During the second quarter of 2019, Simmons First completed its acquisition of St. Louis-based Reliance Bancshares Inc. in a $214 million cash-and-stock deal.  A few months later, Simmons announced the acquisition of privately held Landmark Bank of Columbia, Mo., in an all-stock deal valued at nearly $435 million. Bank officials said the deal will allow the Arkansas regional bank to bolster its recently expanded operations in Missouri, Texas, and Oklahoma. Landmark Bank and Reliance together gave Simmons access to dozens of new branch locations sprinkled across key rural and urban markets in Missouri.

The Landmark deal also consolidated Simmons’ growth to the north, the Columbia, Mo., family-owned bank also has branch locations in southern Oklahoma and northern Texas. Those banks also fit seamlessly with Simmons’ new branch locations acquired through the earlier acquisitions of Southwest Bancorp Inc. in Oklahoma and First Texas in Fort Worth.

In June 2017, Simmons First announced a double acquisition to acquire Landmark Community Bank in Collierville, Tenn., and Triumph Bank in Memphis. At the close of that deal in October 2021, those banks had assets of nearly $2 billion and grew Simmons’s total value to nearly $23.3 billion.
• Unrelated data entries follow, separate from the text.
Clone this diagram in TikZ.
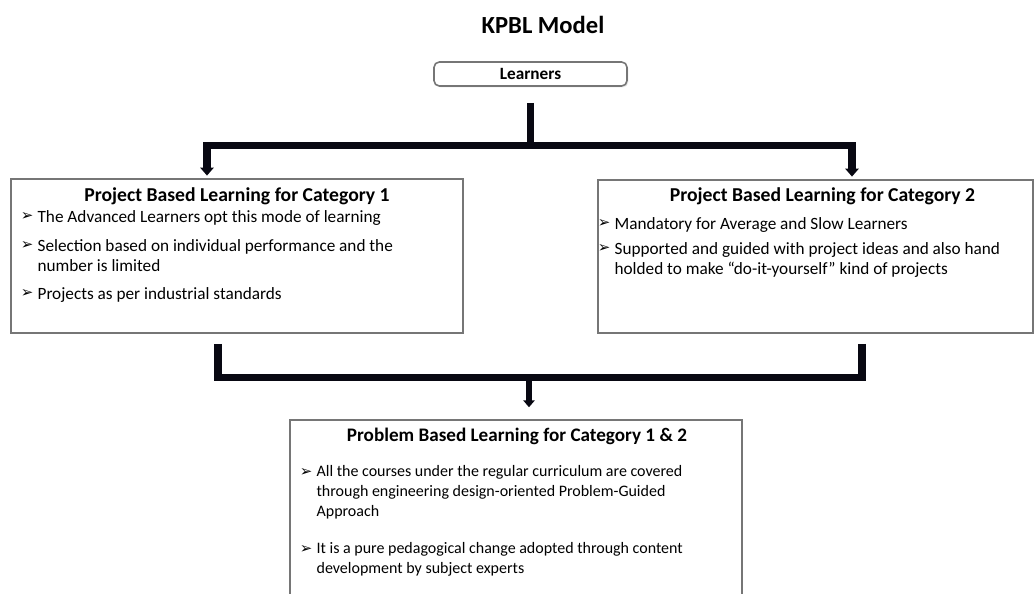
\documentclass[tikz,border=0pt]{standalone}
\usepackage{fontspec}
\setmainfont{Carlito}
\newfontfamily\symfont{DejaVu Sans}
\usetikzlibrary{arrows.meta,calc,positioning,shadows}
\definecolor{barcol}{RGB}{8,8,18}
\definecolor{edgecol}{RGB}{118,118,118}
\newcommand{\arr}{{\symfont\char"27A2}}

\tikzset{
  catbox/.style={draw=edgecol, line width=0.9pt, fill=white, inner sep=0pt,
    drop shadow={opacity=0.18, shadow xshift=0.8pt, shadow yshift=-0.8pt}},
  cattitle/.style={font=\bfseries\fontsize{11.2}{13}\selectfont, inner sep=0pt},
  item/.style={anchor=north west, align=left, inner sep=0pt, font=\fontsize{10}{11.3}\selectfont,
    label={[font=\symfont\fontsize{8.5}{9}\selectfont, anchor=north east, inner sep=0pt, xshift=-2pt, yshift=-1.4pt]north west:\arr}}
  ,
  bar/.style={barcol, line width=4pt},
  tip/.style={bar, -{Triangle[width=7.5pt,length=4.5pt]}}
}

\begin{document}
\begin{tikzpicture}[x=0.02cm, y=-0.02cm]
\clip (0,0) rectangle (1035,594);

% heading and root
\node[font=\bfseries\fontsize{14}{16}\selectfont] (ttl) at (543,25) {KPBL Model};
\node[draw=edgecol, line width=0.9pt, rounded corners=3pt, minimum width=3.86cm, minimum height=0.48cm,
  inner sep=0pt, font=\bfseries\fontsize{9.8}{11}\selectfont,
  drop shadow={opacity=0.18, shadow xshift=0.8pt, shadow yshift=-0.8pt}, fill=white] (learn) at (530.5,74) {Learners};

% the three boxes
\node[catbox, minimum width=9.04cm, minimum height=3.08cm] (cat1) at (237,256) {};
\node[catbox, minimum width=8.7cm, minimum height=3.06cm] (cat2) at (815.5,256.5) {};
\node[catbox, minimum width=9.04cm, minimum height=4cm] (pbl) at (516,520) {};

\node[cattitle] (cat1t) at ($(cat1.north)+(0,18)$) {Project Based Learning for Category 1};
\node[cattitle] (cat2t) at ($(cat2.north)+(7,17)$) {Project Based Learning for Category 2};
\node[cattitle, font=\bfseries\fontsize{10.9}{13}\selectfont] (pblt) at ($(pbl.north)+(1,17)$) {Problem Based Learning for Category 1 \& 2};

\foreach \dy/\txt [count=\k] in {32/{The Advanced Learners opt this mode of learning},
    61/{Selection based on individual performance and the\\number is limited},
    109/{Projects as per industrial standards}}
  \node[item, font=\fontsize{9.8}{11.3}\selectfont] (c1i\k) at ($(cat1.north west)+(27,\dy)$) {\txt};

\foreach \dy/\txt [count=\k] in {38/{Mandatory for Average and Slow Learners},
    63/{Supported and guided with project ideas and also hand\\holded to make “do-it-yourself” kind of projects}}
  \node[item, font=\fontsize{9.8}{11.3}\selectfont] (c2i\k) at ($(cat2.north west)+(17,\dy)$) {\txt};

\foreach \dy/\txt [count=\k] in {46/{All the courses under the regular curriculum are covered\\through engineering design-oriented Problem-Guided\\Approach},
    123/{It is a pure pedagogical change adopted through content\\development by subject experts}}
  \node[item, font=\fontsize{9.1}{11.3}\selectfont] (pi\k) at ($(pbl.north west)+(27,\dy)$) {\txt};

% connectors
\coordinate (fork) at ($(learn.south)+(0,59)$);
\draw[bar] ($(learn.south)+(0,16)$) -- (fork);
\draw[tip, shorten >=1.5pt] (fork) -| ([xshift=-0.6cm]cat1.north);
\draw[tip, shorten >=1.5pt] (fork) -| ([xshift=0.73cm]cat2.north);

\coordinate (join) at ($(pbl.north)+(13,-42)$);
\draw[bar] ($(cat1.south)+(-19,10)$) |- (join);
\draw[bar] ($(cat2.south)+(46.5,10)$) |- (join);
\draw[bar, line width=3.4pt, -{Triangle[width=6.5pt,length=4pt]}, shorten >=6.8pt] (join) -- (join |- pbl.north);
\end{tikzpicture}
\end{document}
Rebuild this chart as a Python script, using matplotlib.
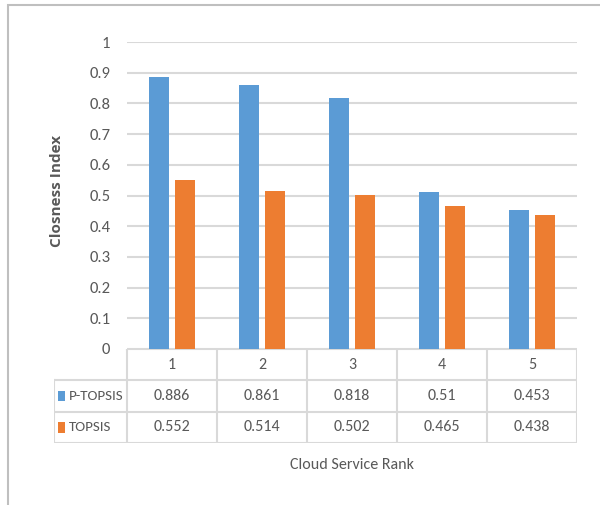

A month later in November 2021, Simmons announced its biggest acquisition in a cash-and-stock buyout of Spirit Bank of Texas, allowing the Arkansas regional bank to expand its footprint into the lucrative Houston market.  After completing that key acquisition, Simmons ended 2021 with nearly $28 billion in assets, $14.3 billion in loans and $22.1 billion in total deposits.